We are entering the holiday trifecta: Thanksgiving, Christmas and New Year’s Day. You may be surprised to learn many experience greater anxiety and depression during the holidays. Harvard Health Publishing (HHP) recently made this profound observation: “Research (and common sense) suggests that one aspect of the Thanksgiving season can actually lift the spirits, and it's built right into the holiday— expressing gratitude.”
The HHP report observed grateful people are happier, healthier and better able to navigate life’s challenges. Being thankful helps us focus on our blessings instead of obsessing on our frustrations.

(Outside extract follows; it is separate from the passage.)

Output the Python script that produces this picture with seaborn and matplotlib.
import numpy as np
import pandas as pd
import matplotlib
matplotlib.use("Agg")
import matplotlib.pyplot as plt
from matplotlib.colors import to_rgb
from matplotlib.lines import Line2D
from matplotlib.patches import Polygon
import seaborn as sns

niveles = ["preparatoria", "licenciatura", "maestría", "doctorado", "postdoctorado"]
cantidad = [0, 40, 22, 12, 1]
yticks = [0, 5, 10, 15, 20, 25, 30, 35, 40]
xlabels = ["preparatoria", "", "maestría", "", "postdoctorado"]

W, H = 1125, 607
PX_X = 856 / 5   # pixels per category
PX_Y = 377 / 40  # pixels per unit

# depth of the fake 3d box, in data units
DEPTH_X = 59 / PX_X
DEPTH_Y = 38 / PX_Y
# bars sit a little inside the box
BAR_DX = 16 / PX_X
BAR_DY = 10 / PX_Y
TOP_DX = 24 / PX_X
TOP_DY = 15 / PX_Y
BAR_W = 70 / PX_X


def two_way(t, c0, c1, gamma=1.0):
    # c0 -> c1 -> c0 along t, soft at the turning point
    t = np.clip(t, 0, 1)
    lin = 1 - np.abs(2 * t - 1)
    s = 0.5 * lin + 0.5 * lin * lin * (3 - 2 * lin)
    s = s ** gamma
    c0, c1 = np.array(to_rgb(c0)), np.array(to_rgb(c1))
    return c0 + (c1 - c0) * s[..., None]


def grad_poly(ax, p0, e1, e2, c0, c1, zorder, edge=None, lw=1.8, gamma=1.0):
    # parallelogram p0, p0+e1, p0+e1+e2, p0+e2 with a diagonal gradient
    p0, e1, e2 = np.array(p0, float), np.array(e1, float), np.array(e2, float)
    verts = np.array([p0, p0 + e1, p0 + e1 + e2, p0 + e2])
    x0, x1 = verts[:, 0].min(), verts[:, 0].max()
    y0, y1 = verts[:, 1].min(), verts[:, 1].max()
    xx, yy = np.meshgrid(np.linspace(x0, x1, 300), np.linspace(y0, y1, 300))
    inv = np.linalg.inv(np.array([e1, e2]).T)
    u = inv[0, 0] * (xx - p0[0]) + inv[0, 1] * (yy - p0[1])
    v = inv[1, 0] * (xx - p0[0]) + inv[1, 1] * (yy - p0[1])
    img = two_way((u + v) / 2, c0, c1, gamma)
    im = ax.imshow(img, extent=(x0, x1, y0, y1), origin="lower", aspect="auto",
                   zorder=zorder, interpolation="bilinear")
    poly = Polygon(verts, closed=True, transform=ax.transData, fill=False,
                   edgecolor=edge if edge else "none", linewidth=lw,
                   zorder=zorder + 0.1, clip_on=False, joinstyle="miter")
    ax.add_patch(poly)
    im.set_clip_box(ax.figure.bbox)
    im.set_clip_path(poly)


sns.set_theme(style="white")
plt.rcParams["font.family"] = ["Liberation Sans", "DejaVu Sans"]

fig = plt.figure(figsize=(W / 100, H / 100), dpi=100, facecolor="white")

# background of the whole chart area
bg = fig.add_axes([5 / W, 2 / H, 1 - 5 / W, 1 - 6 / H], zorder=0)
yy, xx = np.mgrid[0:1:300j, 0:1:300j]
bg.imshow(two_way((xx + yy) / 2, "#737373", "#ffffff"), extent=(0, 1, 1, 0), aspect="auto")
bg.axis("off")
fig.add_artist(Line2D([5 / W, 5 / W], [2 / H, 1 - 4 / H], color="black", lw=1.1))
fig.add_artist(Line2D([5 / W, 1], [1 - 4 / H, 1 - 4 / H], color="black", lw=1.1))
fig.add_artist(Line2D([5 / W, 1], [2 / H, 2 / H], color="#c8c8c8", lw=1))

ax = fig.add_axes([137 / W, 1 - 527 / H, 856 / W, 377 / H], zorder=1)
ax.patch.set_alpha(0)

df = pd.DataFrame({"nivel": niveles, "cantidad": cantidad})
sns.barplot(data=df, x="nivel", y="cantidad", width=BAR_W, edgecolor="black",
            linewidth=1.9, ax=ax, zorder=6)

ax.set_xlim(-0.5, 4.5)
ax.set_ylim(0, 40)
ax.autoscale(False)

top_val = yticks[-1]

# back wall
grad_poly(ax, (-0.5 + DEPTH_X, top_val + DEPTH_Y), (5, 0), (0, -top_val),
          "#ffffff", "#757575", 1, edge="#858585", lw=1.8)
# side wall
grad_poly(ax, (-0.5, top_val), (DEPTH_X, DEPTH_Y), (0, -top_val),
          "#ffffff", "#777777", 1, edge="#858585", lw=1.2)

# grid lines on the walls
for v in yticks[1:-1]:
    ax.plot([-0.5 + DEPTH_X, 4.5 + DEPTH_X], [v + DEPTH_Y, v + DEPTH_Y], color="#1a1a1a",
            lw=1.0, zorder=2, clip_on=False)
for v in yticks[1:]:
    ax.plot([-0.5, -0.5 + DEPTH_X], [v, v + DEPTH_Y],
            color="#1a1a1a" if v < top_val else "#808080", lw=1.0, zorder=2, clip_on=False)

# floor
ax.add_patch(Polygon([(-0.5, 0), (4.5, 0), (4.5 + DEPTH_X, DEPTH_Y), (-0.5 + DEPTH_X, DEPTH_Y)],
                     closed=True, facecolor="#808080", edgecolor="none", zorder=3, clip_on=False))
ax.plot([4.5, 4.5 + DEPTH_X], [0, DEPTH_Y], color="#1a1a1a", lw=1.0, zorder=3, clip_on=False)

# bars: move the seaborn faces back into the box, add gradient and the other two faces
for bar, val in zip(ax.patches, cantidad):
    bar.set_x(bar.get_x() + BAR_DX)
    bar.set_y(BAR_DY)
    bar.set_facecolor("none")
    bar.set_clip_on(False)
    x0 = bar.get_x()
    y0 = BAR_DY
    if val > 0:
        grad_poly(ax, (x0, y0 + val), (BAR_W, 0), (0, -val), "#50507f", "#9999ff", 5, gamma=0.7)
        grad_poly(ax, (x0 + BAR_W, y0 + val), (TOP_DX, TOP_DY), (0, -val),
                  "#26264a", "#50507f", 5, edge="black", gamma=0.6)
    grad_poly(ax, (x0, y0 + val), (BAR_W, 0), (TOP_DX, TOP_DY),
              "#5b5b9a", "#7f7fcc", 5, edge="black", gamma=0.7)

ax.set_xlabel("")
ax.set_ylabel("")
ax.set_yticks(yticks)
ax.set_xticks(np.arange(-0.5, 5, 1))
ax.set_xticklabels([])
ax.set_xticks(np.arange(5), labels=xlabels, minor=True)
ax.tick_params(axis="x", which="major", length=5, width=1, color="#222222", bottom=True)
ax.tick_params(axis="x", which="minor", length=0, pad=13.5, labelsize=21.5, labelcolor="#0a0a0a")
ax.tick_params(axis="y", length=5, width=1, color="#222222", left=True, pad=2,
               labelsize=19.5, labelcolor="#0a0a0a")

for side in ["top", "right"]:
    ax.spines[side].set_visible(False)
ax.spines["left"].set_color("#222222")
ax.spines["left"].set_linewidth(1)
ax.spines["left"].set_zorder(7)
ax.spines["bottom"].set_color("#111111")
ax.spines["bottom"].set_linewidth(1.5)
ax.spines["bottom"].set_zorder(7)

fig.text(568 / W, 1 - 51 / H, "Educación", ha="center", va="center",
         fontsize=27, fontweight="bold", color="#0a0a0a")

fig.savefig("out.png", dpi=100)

One leading researcher in the study of gratitude, psychologist Martin E. P. Seligman, of the University of Pennsylvania, tested the impact of several positive habits on 411 people. Each person was asked to write and personally deliver a letter of gratitude to someone. The results of this exercise demonstrated that grateful people are happier. In fact, the impact of this action was more profound than any of the other positive habits studied and the increase in happiness was measurable for a full month.

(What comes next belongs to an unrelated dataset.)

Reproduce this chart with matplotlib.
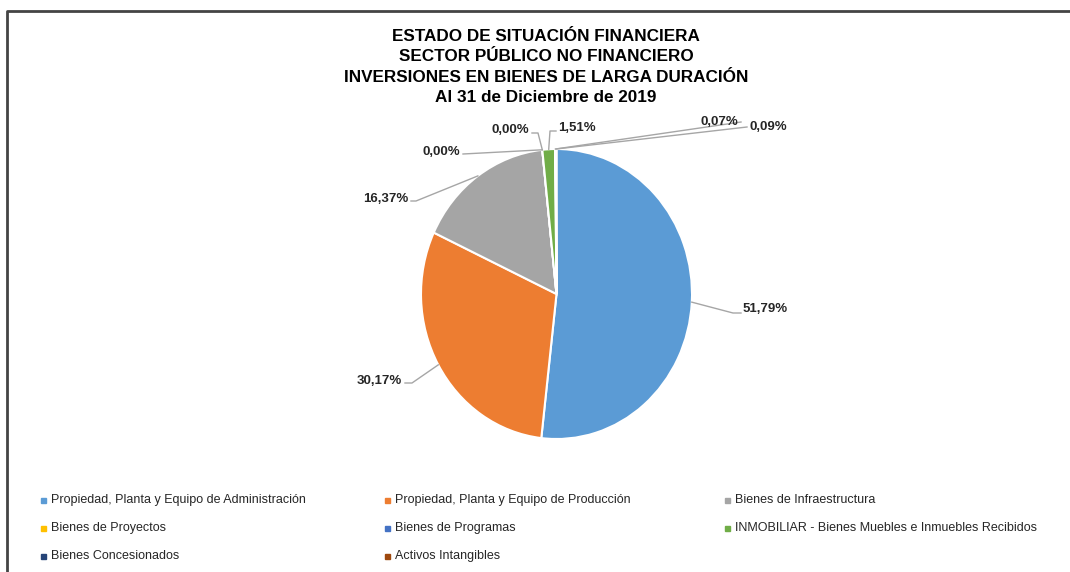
import numpy as np
import matplotlib
matplotlib.use('Agg')
import matplotlib.pyplot as plt
from matplotlib.patches import Rectangle

plt.rcParams['font.family'] = ['Liberation Sans', 'DejaVu Sans']

# datos
categorias = ['Propiedad, Planta y Equipo de Administración',
              'Propiedad, Planta y Equipo de Producción',
              'Bienes de Infraestructura',
              'Bienes de Proyectos',
              'Bienes de Programas',
              'INMOBILIAR - Bienes Muebles e Inmuebles Recibidos',
              'Bienes Concesionados',
              'Activos Intangibles']
porcentajes = [51.79, 30.17, 16.37, 0.00, 0.00, 1.51, 0.07, 0.09]
colores = ['#5B9BD5', '#ED7D31', '#A5A5A5', '#FFC000',
           '#4472C4', '#70AD47', '#264478', '#9E480E']
titulo = ('ESTADO DE SITUACIÓN FINANCIERA\n'
          'SECTOR PÚBLICO NO FINANCIERO\n'
          'INVERSIONES EN BIENES DE LARGA DURACIÓN\n'
          'Al 31 de Diciembre de 2019')

W, H = 1070, 572
fig = plt.figure(figsize=(W / 100, H / 100), dpi=100)

# centro y radios del pastel en pixeles
cx, cy, rx, ry = 556.5, 294, 135.5, 145
ax = fig.add_axes([(cx - rx) / W, 1 - (cy + ry) / H, 2 * rx / W, 2 * ry / H])
wedges, _ = ax.pie(porcentajes, colors=colores, startangle=90, counterclock=False,
                   radius=1, wedgeprops=dict(edgecolor='white', linewidth=1.5))
ax.set_xlim(-1, 1)
ax.set_ylim(-1, 1)
ax.set_aspect('auto')
ax.axis('off')

# capa en pixeles para textos y lineas
ov = fig.add_axes([0, 0, 1, 1], zorder=5)
ov.set_xlim(0, W)
ov.set_ylim(H, 0)
ov.axis('off')
ov.patch.set_alpha(0)

# borde del grafico
ov.plot([6.5, 6.5, W], [H, 11, 11], color='#444444', lw=2, solid_capstyle='butt')

ov.text(546, 67, titulo, ha='center', va='center', fontsize=12.3,
        fontweight='bold', linespacing=1.42)

# posicion de etiquetas: (x, y, alineacion, codo)
etiquetas = [(743, 309, 'left', (733, 313)),
             (402, 381, 'right', (412, 383)),
             (408, 199, 'right', (416, 201)),
             (460, 152, 'right', (463, 154)),
             (529, 130, 'right', (538, 133)),
             (558, 128, 'left', (550, 131)),
             (738, 122, 'right', (741, 122)),
             (749, 127, 'left', (747, 127))]

for w, p, (tx, ty, al, codo) in zip(wedges, porcentajes, etiquetas):
    ang = np.deg2rad((w.theta1 + w.theta2) / 2)
    px = cx + rx * np.cos(ang)
    py = cy - ry * np.sin(ang)
    if al == 'left':
        ex = tx - 2
    else:
        ex = tx + 3
    ov.plot([px, codo[0], ex], [py, codo[1], codo[1]], color='#A6A6A6', lw=1)
    ov.text(tx, ty, ('%.2f%%' % p).replace('.', ','), ha=al, va='center',
            fontsize=9.5, fontweight='bold', color='#262626')

# leyenda manual en 3 columnas
col_x = [43, 387, 727]
fila_y = [500, 528, 556]
for i, (nombre, c) in enumerate(zip(categorias, colores)):
    x = col_x[i % 3]
    y = fila_y[i // 3]
    ov.add_patch(Rectangle((x - 2.5, y - 2.5), 5, 5, color=c))
    ov.text(x + 8, y, nombre, ha='left', va='center', fontsize=9.0, color='#262626')

fig.savefig('out.png', dpi=100)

Researchers at the Wharton School at the University of Pennsylvania have discovered that managers who say “thank you” to their employees often find they are much more productive. The Harvard report observed, “Gratitude helps people refocus on what they have instead of what they lack.” This is key, because an attitude of gratitude is significant in predicting a person’s positive emotional outlook.
Another report, by Forbes on November 23, 2014, observed that gratitude: strengthens relationships, improves physical and psychological health, increases empathy while reducing aggression, and improves both self-esteem and sleep.
If that is not enough, a 2006 study in Behavior Research and Therapy shows Vietnam War Veterans who maintained a grateful attitude experienced lower rates of Post-Traumatic Stress Disorder. In addition, a 2003 study published in the Journal of Personality and Social Psychology reported gratitude was a major contributor in those who were most resilient after 9-11.
Long before any of these studies, the Apostle Paul wrote this to early believers, “…Fix your thoughts on what is true, and honorable, and right, and pure, and lovely, and admirable. Think about things that are excellent and worthy of praise.” (Philippians 4:8, NLT) Paul’s words remind us to focus on what is good. As we do this we will consistently be more thankful and less cranky.
Allow me to suggest that as you celebrate Thanksgiving this year you make an intentional effort to be grateful. Take a moment to jot a thank-you note to someone who has helped you. Make a list of your blessings. Amidst the traditional feasting and football, pause to express your gratitude to God for your amazing blessings. Not only will God be honored, but according to the experts, you will be happier, healthier and better prepared to live a more meaningful life.